>> begin DATA EXCERPT

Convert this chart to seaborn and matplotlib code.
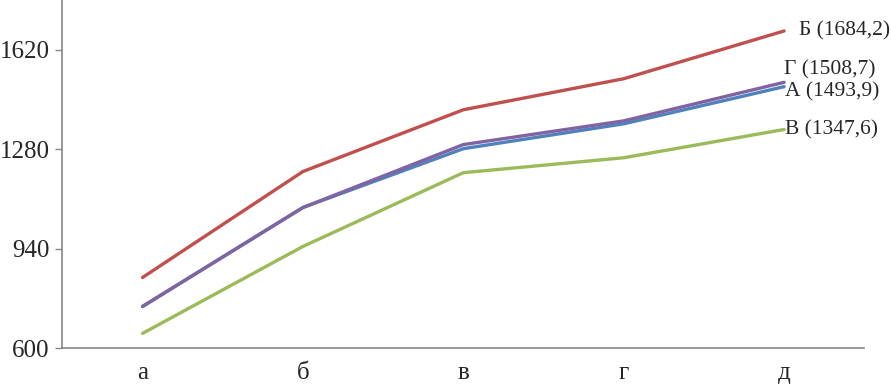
import numpy as np
import pandas as pd
import matplotlib
matplotlib.use("Agg")
import matplotlib.pyplot as plt
import seaborn as sns

categories = ["а", "б", "в", "г", "д"]
series_names = ["А", "Б", "В", "Г"]
values_a = [743, 1081, 1282, 1367, 1493.9]
values_b = [842, 1204, 1415, 1521, 1684.2]
values_v = [651, 948, 1200, 1251, 1347.6]
values_g = [743, 1081, 1296, 1377, 1508.7]
end_labels = ["А (1493,9)", "Б (1684,2)", "В (1347,6)", "Г (1508,7)"]
colors = ["#4F81BD", "#C0504D", "#9BBB59", "#8064A2"]
y_ticks = [600, 940, 1280, 1620]


def makeGraph():
    sns.set_style("white")
    plt.rcParams['font.family'] = ['Liberation Serif', 'DejaVu Serif']

    rows = []
    for name, vals in zip(series_names, [values_a, values_b, values_v, values_g]):
        for i, v in enumerate(vals):
            rows.append({'x': i, 'value': v, 'series': name})
    df = pd.DataFrame(rows)

    fig, ax = plt.subplots(figsize=(8.91, 3.87), dpi=100)
    fig.subplots_adjust(left=0.07, right=0.97, bottom=0.10, top=1.0)

    sns.lineplot(data=df, x='x', y='value', hue='series', hue_order=series_names,
                 palette=colors, linewidth=2.4, legend=False, ax=ax)

    # labels next to the last point of each line
    offsets = {"А": (1, -4), "Б": (11, 0), "В": (1, 0), "Г": (0, 9)}
    for name, vals, lab in zip(series_names, [values_a, values_b, values_v, values_g], end_labels):
        dx, dy = offsets[name]
        ax.annotate(lab, xy=(4, vals[-1]), xytext=(dx, dy), textcoords='offset points',
                    ha='left', va='center', fontsize=15.5)

    ax.set_xlim(-0.5, 4.5)
    ax.set_ylim(600, 1790)
    ax.set_xticks(range(len(categories)))
    ax.set_xticklabels(categories)
    ax.set_yticks(y_ticks)
    ax.tick_params(axis='x', length=0, pad=10, labelsize=18)
    ax.tick_params(axis='y', length=5, width=1, color='#868686', direction='out', left=True,
                   labelsize=18, pad=4)
    ax.set_xlabel("")
    ax.set_ylabel("")
    for s in ['top', 'right']:
        ax.spines[s].set_visible(False)
    for s in ['left', 'bottom']:
        ax.spines[s].set_color('#868686')
        ax.spines[s].set_linewidth(1.2)

    fig.savefig("out.png", dpi=100)


def main():
    makeGraph()


if __name__ == "__main__":
    main()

>> end DATA EXCERPT

WORK TO COMPLETE: Without the pictures, write out the whole listing above exactly as it appears.

REPLY:
Convert this chart to seaborn and matplotlib code.
import numpy as np
import pandas as pd
import matplotlib
matplotlib.use("Agg")
import matplotlib.pyplot as plt
import seaborn as sns

categories = ["а", "б", "в", "г", "д"]
series_names = ["А", "Б", "В", "Г"]
values_a = [743, 1081, 1282, 1367, 1493.9]
values_b = [842, 1204, 1415, 1521, 1684.2]
values_v = [651, 948, 1200, 1251, 1347.6]
values_g = [743, 1081, 1296, 1377, 1508.7]
end_labels = ["А (1493,9)", "Б (1684,2)", "В (1347,6)", "Г (1508,7)"]
colors = ["#4F81BD", "#C0504D", "#9BBB59", "#8064A2"]
y_ticks = [600, 940, 1280, 1620]


def makeGraph():
    sns.set_style("white")
    plt.rcParams['font.family'] = ['Liberation Serif', 'DejaVu Serif']

    rows = []
    for name, vals in zip(series_names, [values_a, values_b, values_v, values_g]):
        for i, v in enumerate(vals):
            rows.append({'x': i, 'value': v, 'series': name})
    df = pd.DataFrame(rows)

    fig, ax = plt.subplots(figsize=(8.91, 3.87), dpi=100)
    fig.subplots_adjust(left=0.07, right=0.97, bottom=0.10, top=1.0)

    sns.lineplot(data=df, x='x', y='value', hue='series', hue_order=series_names,
                 palette=colors, linewidth=2.4, legend=False, ax=ax)

    # labels next to the last point of each line
    offsets = {"А": (1, -4), "Б": (11, 0), "В": (1, 0), "Г": (0, 9)}
    for name, vals, lab in zip(series_names, [values_a, values_b, values_v, values_g], end_labels):
        dx, dy = offsets[name]
        ax.annotate(lab, xy=(4, vals[-1]), xytext=(dx, dy), textcoords='offset points',
                    ha='left', va='center', fontsize=15.5)

    ax.set_xlim(-0.5, 4.5)
    ax.set_ylim(600, 1790)
    ax.set_xticks(range(len(categories)))
    ax.set_xticklabels(categories)
    ax.set_yticks(y_ticks)
    ax.tick_params(axis='x', length=0, pad=10, labelsize=18)
    ax.tick_params(axis='y', length=5, width=1, color='#868686', direction='out', left=True,
                   labelsize=18, pad=4)
    ax.set_xlabel("")
    ax.set_ylabel("")
    for s in ['top', 'right']:
        ax.spines[s].set_visible(False)
    for s in ['left', 'bottom']:
        ax.spines[s].set_color('#868686')
        ax.spines[s].set_linewidth(1.2)

    fig.savefig("out.png", dpi=100)


def main():
    makeGraph()


if __name__ == "__main__":
    main()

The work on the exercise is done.